**Supplied material**
-------------------------

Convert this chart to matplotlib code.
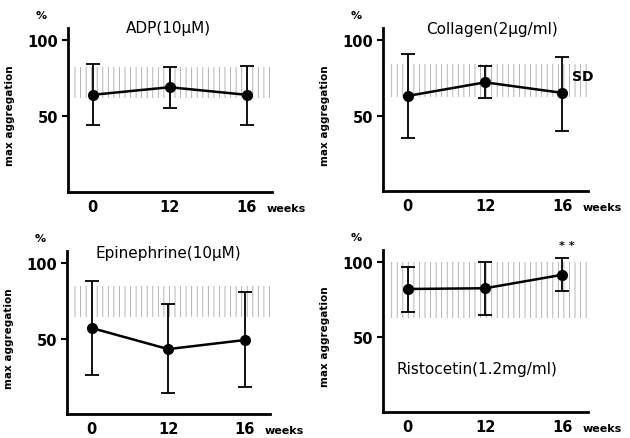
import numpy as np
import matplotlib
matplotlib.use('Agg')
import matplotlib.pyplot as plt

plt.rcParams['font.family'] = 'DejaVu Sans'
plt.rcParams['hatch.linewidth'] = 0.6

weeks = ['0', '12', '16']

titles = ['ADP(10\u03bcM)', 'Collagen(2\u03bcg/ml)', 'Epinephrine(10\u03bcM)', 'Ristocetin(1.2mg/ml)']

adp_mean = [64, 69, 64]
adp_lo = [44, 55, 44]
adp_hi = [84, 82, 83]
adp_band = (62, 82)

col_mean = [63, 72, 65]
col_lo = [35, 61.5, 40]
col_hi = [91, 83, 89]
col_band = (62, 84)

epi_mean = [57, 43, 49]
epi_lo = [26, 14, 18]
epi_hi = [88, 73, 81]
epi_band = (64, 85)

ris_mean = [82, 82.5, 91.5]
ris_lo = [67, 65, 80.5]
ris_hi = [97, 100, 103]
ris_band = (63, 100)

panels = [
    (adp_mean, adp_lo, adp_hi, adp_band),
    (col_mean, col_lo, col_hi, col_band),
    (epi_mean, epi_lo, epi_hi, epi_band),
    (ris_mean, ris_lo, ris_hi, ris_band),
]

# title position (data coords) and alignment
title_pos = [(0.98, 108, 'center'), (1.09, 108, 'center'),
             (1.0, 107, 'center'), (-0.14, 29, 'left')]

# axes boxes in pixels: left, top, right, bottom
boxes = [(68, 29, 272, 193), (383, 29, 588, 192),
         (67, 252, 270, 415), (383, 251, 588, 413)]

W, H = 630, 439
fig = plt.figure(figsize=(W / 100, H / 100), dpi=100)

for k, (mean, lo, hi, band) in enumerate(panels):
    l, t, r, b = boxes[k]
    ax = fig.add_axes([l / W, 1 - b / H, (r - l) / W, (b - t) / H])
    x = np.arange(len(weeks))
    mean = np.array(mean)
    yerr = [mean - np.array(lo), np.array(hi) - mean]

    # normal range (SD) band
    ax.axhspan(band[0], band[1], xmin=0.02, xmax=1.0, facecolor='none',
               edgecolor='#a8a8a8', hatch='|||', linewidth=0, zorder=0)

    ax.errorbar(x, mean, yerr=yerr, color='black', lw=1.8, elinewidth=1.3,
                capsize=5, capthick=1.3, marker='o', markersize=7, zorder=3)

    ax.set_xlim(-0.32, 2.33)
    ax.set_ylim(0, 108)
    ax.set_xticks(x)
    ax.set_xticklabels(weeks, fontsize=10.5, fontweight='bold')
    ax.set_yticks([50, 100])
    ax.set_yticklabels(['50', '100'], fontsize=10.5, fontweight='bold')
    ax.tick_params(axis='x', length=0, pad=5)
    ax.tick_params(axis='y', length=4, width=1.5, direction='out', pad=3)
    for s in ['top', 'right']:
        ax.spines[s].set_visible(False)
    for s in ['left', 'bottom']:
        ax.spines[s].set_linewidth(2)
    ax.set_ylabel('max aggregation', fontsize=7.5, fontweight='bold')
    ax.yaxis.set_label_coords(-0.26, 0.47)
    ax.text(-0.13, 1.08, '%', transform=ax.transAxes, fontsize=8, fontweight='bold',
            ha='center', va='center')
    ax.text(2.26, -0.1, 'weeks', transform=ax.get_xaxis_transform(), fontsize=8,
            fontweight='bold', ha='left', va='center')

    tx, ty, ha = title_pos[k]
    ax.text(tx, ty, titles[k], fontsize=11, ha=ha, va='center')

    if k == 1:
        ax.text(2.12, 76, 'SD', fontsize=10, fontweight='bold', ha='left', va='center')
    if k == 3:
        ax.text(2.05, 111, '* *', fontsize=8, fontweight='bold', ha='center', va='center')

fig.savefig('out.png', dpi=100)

-------------------------

**Work to do**
Repeat only what lies between the start of the data and the end of the line containing "weeks = ['0', '12', '16']", exactly, with pictures left out.

**Final answer**
Convert this chart to matplotlib code.
import numpy as np
import matplotlib
matplotlib.use('Agg')
import matplotlib.pyplot as plt

plt.rcParams['font.family'] = 'DejaVu Sans'
plt.rcParams['hatch.linewidth'] = 0.6

weeks = ['0', '12', '16']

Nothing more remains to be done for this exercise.